Bring in Private Sector Funding
The gap between the finance available to SMEs and the finance that they could productively use remains a major barrier to the transition from start-up phase to scale-up phase. As this challenge cannot be met by governments alone, new instruments and cooperation structures for raising matched funding from support actors from the public and private sector should be leveraged to increase investment capacities. Private initiatives such as funding societies and other comparable P2P funding needs to be brought to the forefront especially for SMEs who are not in the “known” of such sources of funding.  

 

Be Predictable
Certainty and predictability are key in helping SMEs to build economies of scale, innovate and limit risks.

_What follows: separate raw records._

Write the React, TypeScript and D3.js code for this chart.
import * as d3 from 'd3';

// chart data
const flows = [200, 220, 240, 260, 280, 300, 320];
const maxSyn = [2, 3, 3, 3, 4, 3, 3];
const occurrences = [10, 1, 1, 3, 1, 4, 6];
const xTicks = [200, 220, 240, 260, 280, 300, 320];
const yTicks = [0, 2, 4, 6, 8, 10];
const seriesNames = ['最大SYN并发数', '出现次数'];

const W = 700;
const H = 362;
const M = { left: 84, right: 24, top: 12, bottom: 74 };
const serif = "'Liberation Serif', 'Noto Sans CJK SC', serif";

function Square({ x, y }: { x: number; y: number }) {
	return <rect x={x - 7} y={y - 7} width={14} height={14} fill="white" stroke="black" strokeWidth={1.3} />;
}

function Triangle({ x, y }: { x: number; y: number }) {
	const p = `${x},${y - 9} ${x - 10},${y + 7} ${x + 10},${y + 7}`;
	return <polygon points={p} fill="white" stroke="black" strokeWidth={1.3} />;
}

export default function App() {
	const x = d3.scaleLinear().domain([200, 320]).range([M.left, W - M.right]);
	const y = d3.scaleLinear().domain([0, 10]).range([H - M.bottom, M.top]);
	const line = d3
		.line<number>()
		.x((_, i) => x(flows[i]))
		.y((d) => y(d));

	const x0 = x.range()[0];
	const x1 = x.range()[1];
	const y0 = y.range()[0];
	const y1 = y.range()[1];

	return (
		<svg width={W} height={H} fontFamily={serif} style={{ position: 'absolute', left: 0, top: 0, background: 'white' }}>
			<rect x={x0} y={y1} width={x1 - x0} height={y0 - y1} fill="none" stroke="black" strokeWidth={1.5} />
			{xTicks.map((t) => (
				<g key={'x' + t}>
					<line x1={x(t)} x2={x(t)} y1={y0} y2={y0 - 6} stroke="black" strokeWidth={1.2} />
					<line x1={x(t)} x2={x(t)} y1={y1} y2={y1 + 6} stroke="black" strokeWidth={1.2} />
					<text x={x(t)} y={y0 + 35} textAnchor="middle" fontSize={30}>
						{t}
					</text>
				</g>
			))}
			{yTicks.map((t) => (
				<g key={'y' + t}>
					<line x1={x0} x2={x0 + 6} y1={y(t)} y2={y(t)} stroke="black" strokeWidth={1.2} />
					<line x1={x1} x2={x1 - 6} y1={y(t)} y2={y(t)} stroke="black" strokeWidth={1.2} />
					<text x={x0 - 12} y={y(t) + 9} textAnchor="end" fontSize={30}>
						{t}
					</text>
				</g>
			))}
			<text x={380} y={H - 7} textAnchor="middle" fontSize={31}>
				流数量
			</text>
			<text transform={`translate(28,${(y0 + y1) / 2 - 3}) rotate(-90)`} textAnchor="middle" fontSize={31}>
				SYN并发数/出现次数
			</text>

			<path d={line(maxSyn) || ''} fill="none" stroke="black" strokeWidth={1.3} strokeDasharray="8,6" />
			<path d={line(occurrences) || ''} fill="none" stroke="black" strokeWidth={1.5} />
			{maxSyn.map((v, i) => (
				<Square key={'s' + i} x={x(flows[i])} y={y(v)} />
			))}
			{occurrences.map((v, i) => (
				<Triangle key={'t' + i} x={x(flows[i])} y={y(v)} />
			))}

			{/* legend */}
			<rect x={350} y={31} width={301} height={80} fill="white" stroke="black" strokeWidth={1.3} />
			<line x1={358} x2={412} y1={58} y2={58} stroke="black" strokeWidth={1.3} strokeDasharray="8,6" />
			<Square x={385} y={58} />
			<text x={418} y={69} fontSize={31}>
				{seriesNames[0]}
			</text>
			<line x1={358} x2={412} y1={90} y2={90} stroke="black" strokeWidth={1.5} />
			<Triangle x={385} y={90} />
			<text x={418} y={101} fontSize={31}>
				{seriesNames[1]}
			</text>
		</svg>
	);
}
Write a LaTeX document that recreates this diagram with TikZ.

In times of economic volatility, SMEs need to lobby for stable policy mechanism to be put in place, which is ideally disconnected from sudden political changes and short-term government needs, this will create an element of trust in the eyes of both domestic and foreign investors looking for long-term stable environments for their innovation investments.

 

Coordination 
With resources for SMEs often spread over various support organisations and ministries. SMEs need to ensure set aside sufficient budget and personnel to interface with the different agencies. Concurrently there needs to be a desire to lobby for new policies and instruments to prevent bottlenecks in implementation by the various agencies.

 

Data and Intelligence 
Disruptive and breakthrough SME innovations to respond to social, environmental, and economic grand challenges such as climate change and resource efficiency, demographic change, clean energy, and inclusive societies need to be brought to the forefront. 

In order to ensure they obtain the due support, new data will need to be collected and new methodologies will need to be developed to ensure these SMEs are capable of delivering the desired outcome. SMEs in these  green fields will need to co-create with the relevant agencies the  agile strategies to monitor progress which will  ensure the desired end goal is obtained.

 

Skill Up the Support Ecosystem
Policymakers often have limited experience of the real world of small business, leading to inadequate or inappropriate interventions. This should be addressed through face-to-face contacts between the SMEs and the policymakers team in order to gain a better understanding of the SMEs needs, as well as practicable training and development within innovation support organisations.

Even before COVID-19, there have been gaps in relation to the optimum pathway for SMEs and the necessary support structure required for them to move up the value chain.  Furthermore landscape of agencies and government entities in Malaysia was in need of simplification and restructuring. With policymakers now starting to think about the role public support should play in the renewal of the economic structure in the wake of the pandemic, it is imperative than SMEs collectively take up this unprecedented opportunity to create a better, stronger system, which will support SMEs to innovate their way out of this crisis.